In some ways, it is me working to protect the person who is harassing me.

There’s a part of me that has spent a fair amount of time blaming myself for Mark’s behavior. I knew, from that first conversation, that he didn’t have good boundaries. I knew when he started trying to give me nicknames within days of meeting that he didn’t have good boundaries. I knew when he complained that he couldn’t say no to his friends that he had low self-esteem and poor boundaries. There was one time where I said explicitly, “I can’t trust you to respect my boundaries if you can’t maintain your own.” And yet, I hung out with him outside of our normal training time together. And yet, I gave him access to my Facebook and phone number. And yet.

I talked to a friend who has done a lot of crisis work, and they reassured me that it wasn’t my fault. That Mark made the decision to cross boundaries. That he was continuing to cross boundaries. All things I know. All things that are helpful to hear from someone else, because that somehow makes it a little easier for me to believe.

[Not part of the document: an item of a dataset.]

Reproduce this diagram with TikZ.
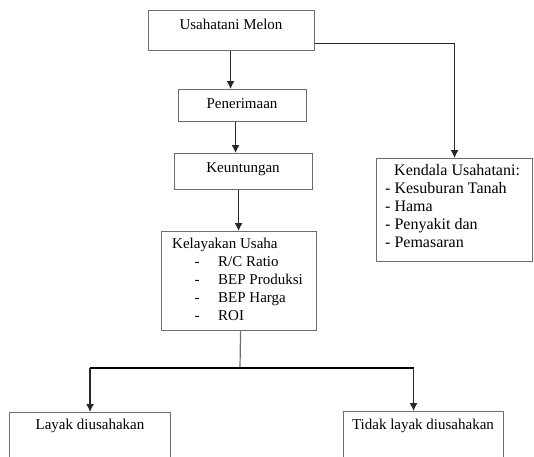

The thing about all of this is I’m a little afraid to even speak up — despite the wonderful, supportive responses from my community, from those I’ve reached out to personally. The internet is full of trolls. We see what happens when women speak about their experiences with sexual assault or domestic violence or street harassment. We see them get hundreds of terrible comments and we see them get doxed and we see them get threatened. We see them get told they should be grateful for the “attention.” It’s fucked up and bullshit.

We see that the world is not safe for women.

And I believe one of the only ways to make it safer is to speak about these things, not just with girlfriends and others I think will “get it,” but to also call out bad behavior, because of course, that’s what Mark’s behavior is. To say, I won’t do this in silence.

*Convinces, replace also: coerces, manipulates, Nice Guy (TM), wears down.